I am 43 now. I do what I want to do. But I have good common sense. I have a son to think of . But I go out and party sometimes when he is with his Dad. I take care of myself though.It's a balance.
 
Crazy Monkey,

Yea, it would be nice to drop your guard once in a while. I know it is frustrating.

I hadn't gone to a live concert like that in years, because I was so afraid of having a a seizure in public. But I finally learned to swallow my pride and go out and enjoy myself, too, and if I seized in public, well so be it. I'd be the one suffering the consequences. I've been through hell and back with the treatments for seizures (brain surgery, numerous meds, VNS) and nothing seems to work 100% for me, so I am going to do what I want now! But I do know my limits, too, and don't overdo it.
 
Why do normal people want to get drunk?
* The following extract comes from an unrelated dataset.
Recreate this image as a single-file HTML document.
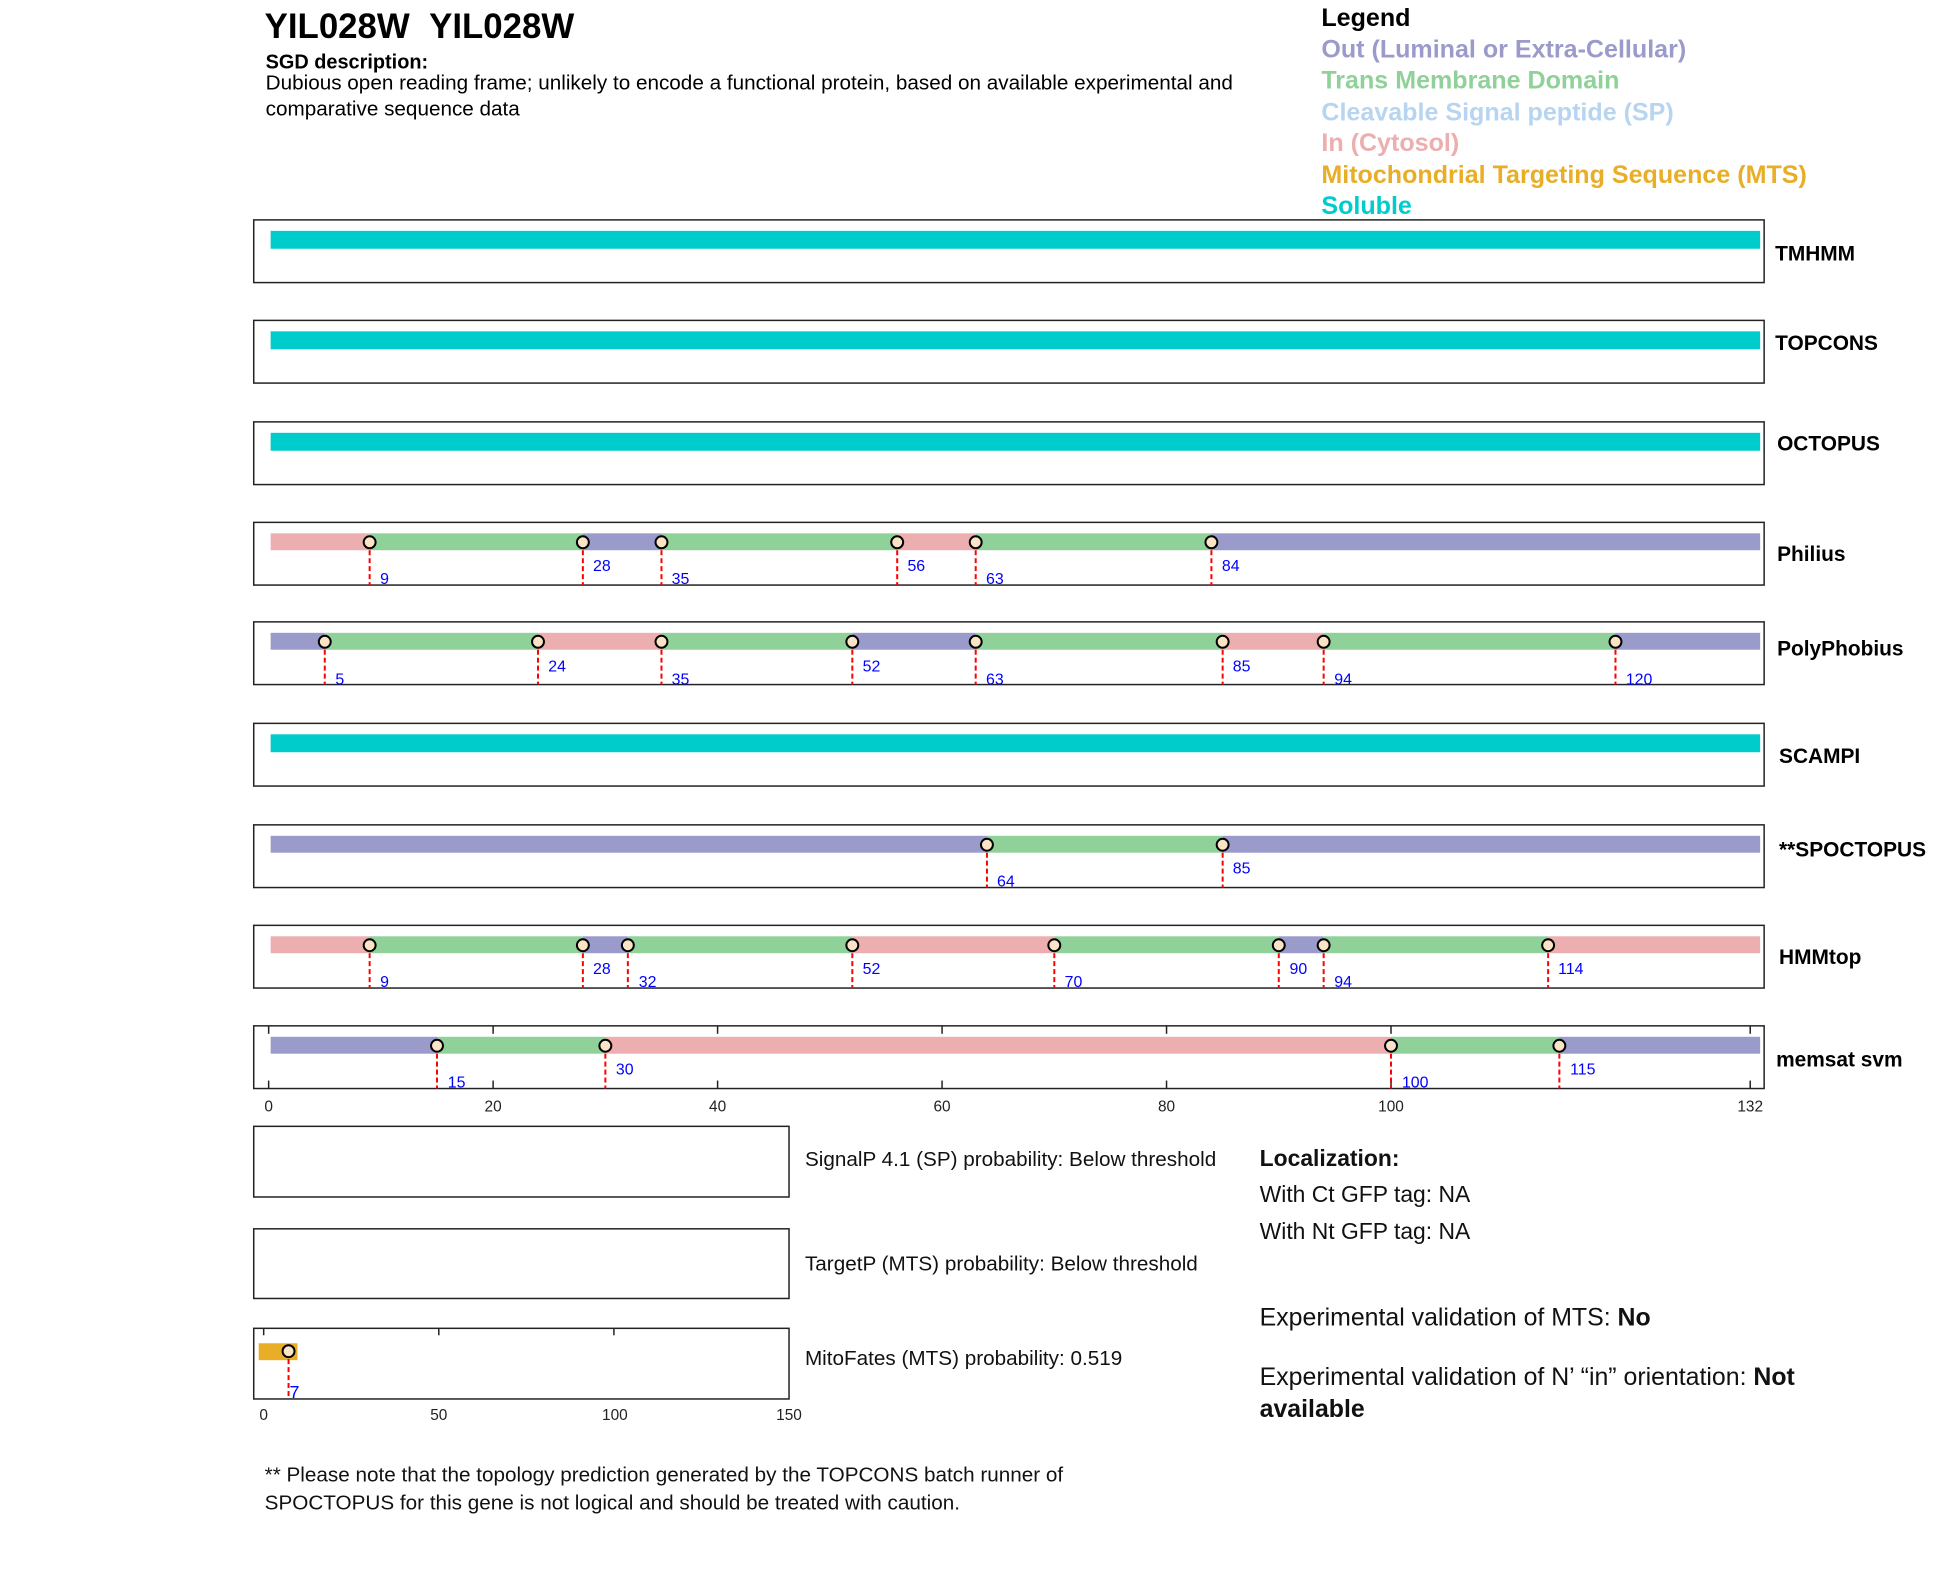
<!DOCTYPE html>
<html><head><meta charset="utf-8"><style>
html,body{margin:0;padding:0;background:#fff}
svg{display:block;font-family:"Liberation Sans",Arial,sans-serif}
</style></head><body>
<svg width="1950" height="1573" viewBox="0 0 1950 1573" xmlns="http://www.w3.org/2000/svg">
<defs>
<g id="m"><line x1="0" y1="0" x2="0" y2="43" stroke="#f00" stroke-width="2" stroke-dasharray="5,3"/><circle r="6" fill="#fbe3c6" stroke="#000" stroke-width="2"/></g>
</defs>
<g transform="scale(0.995)">
<text x="266" y="38" font-size="35" font-weight="bold">YIL028W&#160;&#160;YIL028W</text>
<text x="267" y="69" font-size="20" font-weight="bold">SGD description:</text>
<text x="267" y="90" font-size="20.8">Dubious open reading frame; unlikely to encode a functional protein, based on available experimental and</text>
<text x="267" y="116" font-size="20.8">comparative sequence data</text>

<g font-size="25.2" font-weight="bold">
<text x="1328" y="26" fill="#000">Legend</text>
<text x="1328" y="58" fill="#9b9bcb">Out (Luminal or Extra-Cellular)</text>
<text x="1328" y="89" fill="#90d19a">Trans Membrane Domain</text>
<text x="1328" y="121" fill="#b7d4f0">Cleavable Signal peptide (SP)</text>
<text x="1328" y="152" fill="#ecaeae">In (Cytosol)</text>
<text x="1328" y="184" fill="#e8ae27">Mitochondrial Targeting Sequence (MTS)</text>
<text x="1328" y="215" fill="#00cccc">Soluble</text>
</g>

<g fill="none" stroke="#222" stroke-width="1.5">
<rect x="255" y="221" width="1518" height="63"/>
<rect x="255" y="322" width="1518" height="63"/>
<rect x="255" y="424" width="1518" height="63"/>
<rect x="255" y="525" width="1518" height="63"/>
<rect x="255" y="625" width="1518" height="63"/>
<rect x="255" y="727" width="1518" height="63"/>
<rect x="255" y="829" width="1518" height="63"/>
<rect x="255" y="930" width="1518" height="63"/>
<rect x="255" y="1031" width="1518" height="63"/>
<rect x="255" y="1132" width="538" height="71"/>
<rect x="255" y="1235" width="538" height="70"/>
<rect x="255" y="1335" width="538" height="71"/>
</g>

<g font-size="21" font-weight="bold">
<text x="1784" y="262">TMHMM</text>
<text x="1784" y="352">TOPCONS</text>
<text x="1786" y="453">OCTOPUS</text>
<text x="1786" y="564">Philius</text>
<text x="1786" y="659">PolyPhobius</text>
<text x="1788" y="767">SCAMPI</text>
<text x="1788" y="861">**SPOCTOPUS</text>
<text x="1788" y="969">HMMtop</text>
<text x="1785" y="1072">memsat svm</text>
</g>

<g fill="#00cccc">
<rect x="272" y="232" width="1497" height="18"/>
<rect x="272" y="333" width="1497" height="18"/>
<rect x="272" y="435" width="1497" height="18"/>
<rect x="272" y="738" width="1497" height="18"/>
</g>

<g transform="translate(0,525)">
<rect x="272" y="11" width="99.5" height="17" fill="#ecaeae"/>
<rect x="371.5" y="11" width="214.3" height="17" fill="#90d19a"/>
<rect x="585.8" y="11" width="79" height="17" fill="#9b9bcb"/>
<rect x="664.8" y="11" width="236.9" height="17" fill="#90d19a"/>
<rect x="901.7" y="11" width="78.9" height="17" fill="#ecaeae"/>
<rect x="980.6" y="11" width="236.9" height="17" fill="#90d19a"/>
<rect x="1217.5" y="11" width="551.5" height="17" fill="#9b9bcb"/>
<use href="#m" x="371.5" y="20"/><use href="#m" x="585.8" y="20"/><use href="#m" x="664.8" y="20"/><use href="#m" x="901.7" y="20"/><use href="#m" x="980.6" y="20"/><use href="#m" x="1217.5" y="20"/>
<g fill="#00f" font-size="16">
<text x="382" y="62">9</text><text x="596" y="49">28</text><text x="675" y="62">35</text><text x="912" y="49">56</text><text x="991" y="62">63</text><text x="1228" y="49">84</text>
</g></g>

<g transform="translate(0,625)">
<rect x="272" y="11" width="54.4" height="17" fill="#9b9bcb"/>
<rect x="326.4" y="11" width="214.3" height="17" fill="#90d19a"/>
<rect x="540.7" y="11" width="124.1" height="17" fill="#ecaeae"/>
<rect x="664.8" y="11" width="191.8" height="17" fill="#90d19a"/>
<rect x="856.6" y="11" width="124" height="17" fill="#9b9bcb"/>
<rect x="980.6" y="11" width="248.2" height="17" fill="#90d19a"/>
<rect x="1228.8" y="11" width="101.5" height="17" fill="#ecaeae"/>
<rect x="1330.3" y="11" width="293.3" height="17" fill="#90d19a"/>
<rect x="1623.6" y="11" width="145.4" height="17" fill="#9b9bcb"/>
<use href="#m" x="326.4" y="20"/><use href="#m" x="540.7" y="20"/><use href="#m" x="664.8" y="20"/><use href="#m" x="856.6" y="20"/><use href="#m" x="980.6" y="20"/><use href="#m" x="1228.8" y="20"/><use href="#m" x="1330.3" y="20"/><use href="#m" x="1623.6" y="20"/>
<g fill="#00f" font-size="16">
<text x="337" y="63">5</text><text x="551" y="50">24</text><text x="675" y="63">35</text><text x="867" y="50">52</text><text x="991" y="63">63</text><text x="1239" y="50">85</text><text x="1341" y="63">94</text><text x="1634" y="63">120</text>
</g></g>

<g transform="translate(0,829)">
<rect x="272" y="11" width="719.9" height="17" fill="#9b9bcb"/>
<rect x="991.9" y="11" width="236.9" height="17" fill="#90d19a"/>
<rect x="1228.8" y="11" width="540.2" height="17" fill="#9b9bcb"/>
<use href="#m" x="991.9" y="20"/><use href="#m" x="1228.8" y="20"/>
<g fill="#00f" font-size="16">
<text x="1002" y="62">64</text><text x="1239" y="49">85</text>
</g></g>

<g transform="translate(0,930)">
<rect x="272" y="11" width="99.5" height="17" fill="#ecaeae"/>
<rect x="371.5" y="11" width="214.3" height="17" fill="#90d19a"/>
<rect x="585.8" y="11" width="45.2" height="17" fill="#9b9bcb"/>
<rect x="631" y="11" width="225.6" height="17" fill="#90d19a"/>
<rect x="856.6" y="11" width="203" height="17" fill="#ecaeae"/>
<rect x="1059.6" y="11" width="225.6" height="17" fill="#90d19a"/>
<rect x="1285.2" y="11" width="45.1" height="17" fill="#9b9bcb"/>
<rect x="1330.3" y="11" width="225.6" height="17" fill="#90d19a"/>
<rect x="1555.9" y="11" width="213.1" height="17" fill="#ecaeae"/>
<use href="#m" x="371.5" y="20"/><use href="#m" x="585.8" y="20"/><use href="#m" x="631" y="20"/><use href="#m" x="856.6" y="20"/><use href="#m" x="1059.6" y="20"/><use href="#m" x="1285.2" y="20"/><use href="#m" x="1330.3" y="20"/><use href="#m" x="1555.9" y="20"/>
<g fill="#00f" font-size="16">
<text x="382" y="62">9</text><text x="596" y="49">28</text><text x="642" y="62">32</text><text x="867" y="49">52</text><text x="1070" y="62">70</text><text x="1296" y="49">90</text><text x="1341" y="62">94</text><text x="1566" y="49">114</text>
</g></g>

<g transform="translate(0,1031)">
<g stroke="#222" stroke-width="1.5">
<line x1="270" y1="0" x2="270" y2="8"/><line x1="270" y1="55" x2="270" y2="63"/>
<line x1="495.6" y1="0" x2="495.6" y2="8"/><line x1="495.6" y1="55" x2="495.6" y2="63"/>
<line x1="721.2" y1="0" x2="721.2" y2="8"/><line x1="721.2" y1="55" x2="721.2" y2="63"/>
<line x1="946.8" y1="0" x2="946.8" y2="8"/><line x1="946.8" y1="55" x2="946.8" y2="63"/>
<line x1="1172.4" y1="0" x2="1172.4" y2="8"/><line x1="1172.4" y1="55" x2="1172.4" y2="63"/>
<line x1="1398" y1="0" x2="1398" y2="8"/><line x1="1398" y1="55" x2="1398" y2="63"/>
<line x1="1759" y1="0" x2="1759" y2="8"/><line x1="1759" y1="55" x2="1759" y2="63"/>
</g>
<rect x="272" y="11" width="167.2" height="17" fill="#9b9bcb"/>
<rect x="439.2" y="11" width="169.2" height="17" fill="#90d19a"/>
<rect x="608.4" y="11" width="789.6" height="17" fill="#ecaeae"/>
<rect x="1398" y="11" width="169.2" height="17" fill="#90d19a"/>
<rect x="1567.2" y="11" width="201.8" height="17" fill="#9b9bcb"/>
<use href="#m" x="439.2" y="20"/><use href="#m" x="608.4" y="20"/><use href="#m" x="1398" y="20"/><use href="#m" x="1567.2" y="20"/>
<g fill="#00f" font-size="16">
<text x="450" y="62">15</text><text x="619" y="49">30</text><text x="1409" y="62">100</text><text x="1578" y="49">115</text>
</g></g>
<g font-size="15.5" fill="#222" text-anchor="middle">
<text x="270" y="1117">0</text><text x="495.6" y="1117">20</text><text x="721.2" y="1117">40</text><text x="946.8" y="1117">60</text><text x="1172.4" y="1117">80</text><text x="1398" y="1117">100</text><text x="1759" y="1117">132</text>
</g>

<g stroke="#222" stroke-width="1.5">
<line x1="265" y1="1335" x2="265" y2="1342"/><line x1="441" y1="1335" x2="441" y2="1342"/><line x1="617" y1="1335" x2="617" y2="1342"/>
</g>
<rect x="260" y="1350" width="39" height="17" fill="#e8ae27"/>
<line x1="290" y1="1358" x2="290" y2="1406" stroke="#f00" stroke-width="2" stroke-dasharray="5,3"/>
<circle cx="290" cy="1358" r="6" fill="#fbe3c6" stroke="#000" stroke-width="2"/>
<text x="291" y="1405" fill="#00f" font-size="18">7</text>
<g font-size="15.5" fill="#222" text-anchor="middle">
<text x="265" y="1427">0</text><text x="441" y="1427">50</text><text x="618" y="1427">100</text><text x="793" y="1427">150</text>
</g>

<g font-size="20.8" fill="#111">
<text x="809" y="1172">SignalP 4.1 (SP) probability: Below threshold</text>
<text x="809" y="1277">TargetP (MTS) probability: Below threshold</text>
<text x="809" y="1372">MitoFates (MTS) probability: 0.519</text>
<text x="1266" y="1172" font-weight="bold" font-size="23">Localization:</text>
<text x="1266" y="1208" font-size="23">With Ct GFP tag: NA</text>
<text x="1266" y="1245" font-size="23">With Nt GFP tag: NA</text>
<text x="1266" y="1332" font-size="25">Experimental validation of MTS: <tspan font-weight="bold">No</tspan></text>
<text x="1266" y="1392" font-size="25">Experimental validation of N’ “in” orientation: <tspan font-weight="bold">Not</tspan></text>
<text x="1266" y="1424" font-size="25" font-weight="bold">available</text>
<text x="266" y="1489">** Please note that the topology prediction generated by the TOPCONS batch runner of</text>
<text x="266" y="1517">SPOCTOPUS for this gene is not logical and should be treated with caution.</text>
</g>
</g>
</svg>
</body></html>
It gives them an excuse to let go of their inhibitions. Frankly, what some people experience when their drunk may be what we experience when we have a seizure (passing out or feeling different). I don't drink...never will. I don't smoke...never will.

I wake up with a hangover everyday without the major party the prior night.
 
Thanks for all of your replies, you all have some interesting views on this subject!!!!

I think that as 'Brain' mentioned, you need to weigh up the stupidy factor before doing something, but if the activity is 'worth it' for personal reasons or requirements then to go about doing it in the safest way possible.

Kayaker - We sound like we have similar views, unlike you, I cannot even be the designated driver, but it is nice to have a few social drinks on a night out with your friends, though like I mentioned previous I have never been to the point of being drunk. BUT try not to let E beat you by staying in, I am sure there must be something you can do.

Alivenwell - I have no idea why non-epileptics enjoy getting drunk, as soon as I start to feel slightly queezey due to alcohol I stop drinking and switch to soft drinks. Drinking alcohol on a regular basis is a waste of time and money, my ex BF goes out drinking every night and to me its pointless he is just drinking his life away and will probably end up with liver failure. I just like a session now and again.

I think people with epilepsy have far more built in common sense then non-epileptics because we have to watch out for dangers 100 times more, we are far more aware of our surroundings and try to keep ourselves safer.

As I said earlier - It would be nice just for once to be able to drop my guard and have a night out without my epilepsy and without wondering what my seizures are going to be like that night/next day.
 
Well last night a had a couple of glasses of white wine at home with friends. It got me tipsy.My son was at his Dad's . I had a great time.